USA-wide rate is 1 in 7,800 people dying in traffic accidents yearly, whereas NYC has a rate of 1 in 30,000. I am sure it's even lower for subway riders vs drivers. Even drivers, somebody doing 4k miles a year has different chances than somebody doing 40k. People usually adapt their driving style after having kids which also reduces the chances of them being in a collision.

Basically, your life choices and circumstances influence your chances of dying in a traffic accident.

At the extreme, you can go live on a mountaintop, produce your own food and not have to get in contact with a vehicle at all (and some cultures even do).

FWIW, I responded to a rethorical question about killings being random: they are not random today, even if there is a random element to them!

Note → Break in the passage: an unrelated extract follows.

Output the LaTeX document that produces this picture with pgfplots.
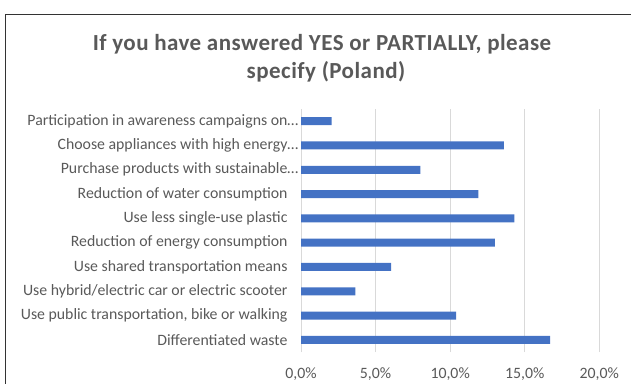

If you want to sign up to a completely random and expected chance of death that you can't influence at all, good luck! I don't.

In traffic incidents, humans drivers are rarely held accountable. It is notoriously difficult to get a conviction for vehicular manslaughter. It is almost always ruled an accident, and insurance pays rather than the human at fault.

Traffic fatalities often kill others, not just the car occupants. Thus, if a self-driving system causes half as many fatalities as a human, shouldn't the moral imperative be to increase self-driving and eventually ban human driving?

> If you are not too tired, drunk or using any substances, and not speeding, your chances of causing a serious traffic accident are miniscule.

You realize that like.. other people exist, right?

You realize that I said "causing"?

For people to die in a traffic accident, there needs to be a traffic accident. They are usually caused by impaired humans, which means that they are very often involved in traffic accidents (basically, almost all of them have at least one party of the sort), whereas non-impaired people mostly do not participate in traffic accidents as often.

This is a discussion of chances and probabilities: not being impaired significantly reduces your chance of being in a traffic accident since being impaired significantly increases it. I am not sure what's unclear about that?